──────── DATA LINES ────────

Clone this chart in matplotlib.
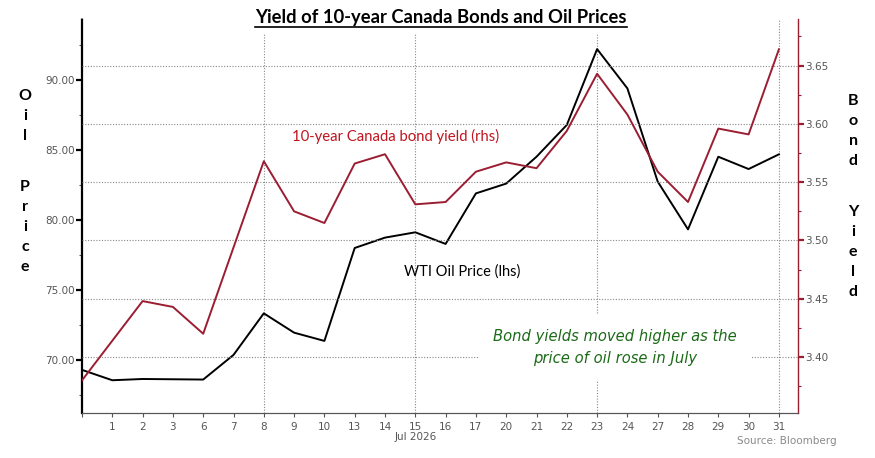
import matplotlib
matplotlib.use('Agg')
import matplotlib.pyplot as plt
from matplotlib.lines import Line2D
from matplotlib.ticker import FixedLocator

# ---------------- data ----------------
days = ['', '1', '2', '3', '6', '7', '8', '9', '10', '13', '14', '15', '16',
        '17', '20', '21', '22', '23', '24', '27', '28', '29', '30', '31']
oil = [69.29, 68.55, 68.64, 68.62, 68.60, 70.36, 73.33, 71.95, 71.36, 78.00,
       78.74, 79.12, 78.29, 81.90, 82.60, 84.52, 86.79, 92.21, 89.40, 82.74,
       79.33, 84.52, 83.64, 84.69]
bond_yield = [3.380, 3.414, 3.448, 3.443, 3.420, 3.494, 3.568, 3.525, 3.515,
              3.566, 3.574, 3.531, 3.533, 3.559, 3.567, 3.562, 3.594, 3.643,
              3.608, 3.559, 3.533, 3.596, 3.591, 3.664]
oil_ticks = [70, 75, 80, 85, 90]
oil_minor = [67.5, 72.5, 77.5, 82.5, 87.5, 92.5]
yield_ticks = [3.40, 3.45, 3.50, 3.55, 3.60, 3.65]
yield_minor = [3.375, 3.425, 3.475, 3.525, 3.575, 3.625, 3.675]
grid_days = ['8', '15', '23', '31']

title = 'Yield of 10-year Canada Bonds and Oil Prices'
yield_label = '10-year Canada bond yield (rhs)'
oil_label = 'WTI Oil Price (lhs)'
note = 'Bond yields moved higher as the\nprice of oil rose in July'
month_label = 'Jul 2026'
source = 'Source: Bloomberg'

RED = '#9b1d32'
RED_TXT = '#c0141e'
GREEN = '#1b6a17'
GRAY = '#555555'

fig = plt.figure(figsize=(8.75, 4.58), dpi=100)
ax = fig.add_axes([82 / 875, 45 / 458, (798 - 82) / 875, (413 - 19) / 458])
ax2 = ax.twinx()

x = list(range(len(days)))
ax.plot(x, oil, color='black', lw=1.4, zorder=3)
ax2.plot(x, bond_yield, color=RED, lw=1.4, zorder=3)

ax.set_xlim(0, 23.63)
ax.set_ylim(66.21, 94.36)
ax2.set_ylim(3.352, 3.690)

# x axis
ax.set_xticks(x)
ax.set_xticklabels(days, fontsize=7.5, color=GRAY, family='DejaVu Sans')
ax.tick_params(axis='x', length=3, color=GRAY)

# left axis
ax.set_yticks(oil_ticks)
ax.set_yticklabels([f'{v:.2f}' for v in oil_ticks], fontsize=7.5, color=GRAY)
ax.yaxis.set_minor_locator(FixedLocator(oil_minor))
ax.tick_params(axis='y', which='major', length=4, width=1.6, color='black', pad=1)
ax.tick_params(axis='y', which='minor', length=2, width=0.8, color=GRAY)

# right axis
ax2.set_yticks(yield_ticks)
ax2.set_yticklabels([f'{v:.2f}' for v in yield_ticks], fontsize=7.5, color=GRAY)
ax2.yaxis.set_minor_locator(FixedLocator(yield_minor))
ax2.tick_params(axis='y', which='major', length=4, width=1.6, color=RED, pad=1)
ax2.tick_params(axis='y', which='minor', length=2, width=0.8, color=RED)

for a in (ax, ax2):
    a.spines['top'].set_visible(False)
    a.spines['bottom'].set_color(GRAY)
    a.spines['left'].set_visible(False)
    a.spines['right'].set_visible(False)
ax.spines['left'].set_visible(True)
ax.spines['left'].set_linestyle((0, (1, 1)))
ax.spines['left'].set_linewidth(1.6)
ax.spines['left'].set_color('black')
ax2.spines['right'].set_visible(True)
ax2.spines['right'].set_color(RED)
ax2.spines['right'].set_linewidth(1.0)

# grid
for v in yield_ticks:
    ax2.axhline(v, color='#888888', lw=0.8, ls=(0, (1, 1.5)), zorder=1)
for d in grid_days:
    ax.axvline(days.index(d), color='#888888', lw=0.8, ls=(0, (1, 1.5)), zorder=1)

# series labels
ax2.text(6.93, 3.5888, yield_label, color=RED_TXT, fontsize=10.7, family='Lato',
         va='center', ha='left', zorder=4)
ax.text(10.63, 76.3, oil_label, color='black', fontsize=10.5, family='Lato',
        va='center', ha='left', zorder=4)

# annotation
ax2.text(17.6, 3.4084, note, color=GREEN, fontsize=10.6, style='italic',
         family='DejaVu Sans', ha='center', va='center', linespacing=1.6,
         zorder=5,
         bbox=dict(boxstyle='square,pad=1.0', fc='white', ec='none'))

# month label
ax.annotate(month_label, xy=(11, 0), xycoords=('data', 'axes fraction'),
            xytext=(0, -17), textcoords='offset points', ha='center', va='center',
            fontsize=7.5, color=GRAY)

# stacked axis titles
fig.text(25 / 875, 1 - 116 / 458, 'O\ni\nl', family='Lato', weight='bold',
         fontsize=11.5, ha='center', va='center', linespacing=1.55)
fig.text(25 / 875, 1 - 227 / 458, 'P\nr\ni\nc\ne', family='Lato', weight='bold',
         fontsize=11.5, ha='center', va='center', linespacing=1.55)
fig.text(853 / 875, 1 - 131 / 458, 'B\no\nn\nd', family='Lato', weight='bold',
         fontsize=11.5, ha='center', va='center', linespacing=1.55)
fig.text(853 / 875, 1 - 252 / 458, 'Y\ni\ne\nl\nd', family='Lato', weight='bold',
         fontsize=11.5, ha='center', va='center', linespacing=1.55)

# source
fig.text(837 / 875, 1 - 441 / 458, source, fontsize=7.5, color='#8a8a8a',
         ha='right', va='center')

# title with underline
t = fig.text(441 / 875, 1 - 17 / 458, title, family='Lato', weight='bold',
             fontsize=13.2, ha='center', va='center', zorder=10,
             bbox=dict(boxstyle='square,pad=0.4', fc='white', ec='none'))
fig.canvas.draw()
bb = t.get_window_extent(renderer=fig.canvas.get_renderer())
inv = fig.transFigure.inverted()
(x0, y0), (x1, y1) = inv.transform([(bb.x0, bb.y0 - 1), (bb.x1, bb.y0 - 1)])
fig.add_artist(Line2D([x0, x1], [y0, y1], transform=fig.transFigure,
                      color='black', lw=1.2, zorder=11))

fig.savefig('out.png', dpi=100)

────────

DIRECTIONS FOR THIS TASK ▸ Repeat the data above exactly, but not the pictures.

SOLUTION BELOW ▸
Clone this chart in matplotlib.
import matplotlib
matplotlib.use('Agg')
import matplotlib.pyplot as plt
from matplotlib.lines import Line2D
from matplotlib.ticker import FixedLocator

# ---------------- data ----------------
days = ['', '1', '2', '3', '6', '7', '8', '9', '10', '13', '14', '15', '16',
        '17', '20', '21', '22', '23', '24', '27', '28', '29', '30', '31']
oil = [69.29, 68.55, 68.64, 68.62, 68.60, 70.36, 73.33, 71.95, 71.36, 78.00,
       78.74, 79.12, 78.29, 81.90, 82.60, 84.52, 86.79, 92.21, 89.40, 82.74,
       79.33, 84.52, 83.64, 84.69]
bond_yield = [3.380, 3.414, 3.448, 3.443, 3.420, 3.494, 3.568, 3.525, 3.515,
              3.566, 3.574, 3.531, 3.533, 3.559, 3.567, 3.562, 3.594, 3.643,
              3.608, 3.559, 3.533, 3.596, 3.591, 3.664]
oil_ticks = [70, 75, 80, 85, 90]
oil_minor = [67.5, 72.5, 77.5, 82.5, 87.5, 92.5]
yield_ticks = [3.40, 3.45, 3.50, 3.55, 3.60, 3.65]
yield_minor = [3.375, 3.425, 3.475, 3.525, 3.575, 3.625, 3.675]
grid_days = ['8', '15', '23', '31']

title = 'Yield of 10-year Canada Bonds and Oil Prices'
yield_label = '10-year Canada bond yield (rhs)'
oil_label = 'WTI Oil Price (lhs)'
note = 'Bond yields moved higher as the\nprice of oil rose in July'
month_label = 'Jul 2026'
source = 'Source: Bloomberg'

RED = '#9b1d32'
RED_TXT = '#c0141e'
GREEN = '#1b6a17'
GRAY = '#555555'

fig = plt.figure(figsize=(8.75, 4.58), dpi=100)
ax = fig.add_axes([82 / 875, 45 / 458, (798 - 82) / 875, (413 - 19) / 458])
ax2 = ax.twinx()

x = list(range(len(days)))
ax.plot(x, oil, color='black', lw=1.4, zorder=3)
ax2.plot(x, bond_yield, color=RED, lw=1.4, zorder=3)

ax.set_xlim(0, 23.63)
ax.set_ylim(66.21, 94.36)
ax2.set_ylim(3.352, 3.690)

# x axis
ax.set_xticks(x)
ax.set_xticklabels(days, fontsize=7.5, color=GRAY, family='DejaVu Sans')
ax.tick_params(axis='x', length=3, color=GRAY)

# left axis
ax.set_yticks(oil_ticks)
ax.set_yticklabels([f'{v:.2f}' for v in oil_ticks], fontsize=7.5, color=GRAY)
ax.yaxis.set_minor_locator(FixedLocator(oil_minor))
ax.tick_params(axis='y', which='major', length=4, width=1.6, color='black', pad=1)
ax.tick_params(axis='y', which='minor', length=2, width=0.8, color=GRAY)

# right axis
ax2.set_yticks(yield_ticks)
ax2.set_yticklabels([f'{v:.2f}' for v in yield_ticks], fontsize=7.5, color=GRAY)
ax2.yaxis.set_minor_locator(FixedLocator(yield_minor))
ax2.tick_params(axis='y', which='major', length=4, width=1.6, color=RED, pad=1)
ax2.tick_params(axis='y', which='minor', length=2, width=0.8, color=RED)

for a in (ax, ax2):
    a.spines['top'].set_visible(False)
    a.spines['bottom'].set_color(GRAY)
    a.spines['left'].set_visible(False)
    a.spines['right'].set_visible(False)
ax.spines['left'].set_visible(True)
ax.spines['left'].set_linestyle((0, (1, 1)))
ax.spines['left'].set_linewidth(1.6)
ax.spines['left'].set_color('black')
ax2.spines['right'].set_visible(True)
ax2.spines['right'].set_color(RED)
ax2.spines['right'].set_linewidth(1.0)

# grid
for v in yield_ticks:
    ax2.axhline(v, color='#888888', lw=0.8, ls=(0, (1, 1.5)), zorder=1)
for d in grid_days:
    ax.axvline(days.index(d), color='#888888', lw=0.8, ls=(0, (1, 1.5)), zorder=1)

# series labels
ax2.text(6.93, 3.5888, yield_label, color=RED_TXT, fontsize=10.7, family='Lato',
         va='center', ha='left', zorder=4)
ax.text(10.63, 76.3, oil_label, color='black', fontsize=10.5, family='Lato',
        va='center', ha='left', zorder=4)

# annotation
ax2.text(17.6, 3.4084, note, color=GREEN, fontsize=10.6, style='italic',
         family='DejaVu Sans', ha='center', va='center', linespacing=1.6,
         zorder=5,
         bbox=dict(boxstyle='square,pad=1.0', fc='white', ec='none'))

# month label
ax.annotate(month_label, xy=(11, 0), xycoords=('data', 'axes fraction'),
            xytext=(0, -17), textcoords='offset points', ha='center', va='center',
            fontsize=7.5, color=GRAY)

# stacked axis titles
fig.text(25 / 875, 1 - 116 / 458, 'O\ni\nl', family='Lato', weight='bold',
         fontsize=11.5, ha='center', va='center', linespacing=1.55)
fig.text(25 / 875, 1 - 227 / 458, 'P\nr\ni\nc\ne', family='Lato', weight='bold',
         fontsize=11.5, ha='center', va='center', linespacing=1.55)
fig.text(853 / 875, 1 - 131 / 458, 'B\no\nn\nd', family='Lato', weight='bold',
         fontsize=11.5, ha='center', va='center', linespacing=1.55)
fig.text(853 / 875, 1 - 252 / 458, 'Y\ni\ne\nl\nd', family='Lato', weight='bold',
         fontsize=11.5, ha='center', va='center', linespacing=1.55)

# source
fig.text(837 / 875, 1 - 441 / 458, source, fontsize=7.5, color='#8a8a8a',
         ha='right', va='center')

# title with underline
t = fig.text(441 / 875, 1 - 17 / 458, title, family='Lato', weight='bold',
             fontsize=13.2, ha='center', va='center', zorder=10,
             bbox=dict(boxstyle='square,pad=0.4', fc='white', ec='none'))
fig.canvas.draw()
bb = t.get_window_extent(renderer=fig.canvas.get_renderer())
inv = fig.transFigure.inverted()
(x0, y0), (x1, y1) = inv.transform([(bb.x0, bb.y0 - 1), (bb.x1, bb.y0 - 1)])
fig.add_artist(Line2D([x0, x1], [y0, y1], transform=fig.transFigure,
                      color='black', lw=1.2, zorder=11))

fig.savefig('out.png', dpi=100)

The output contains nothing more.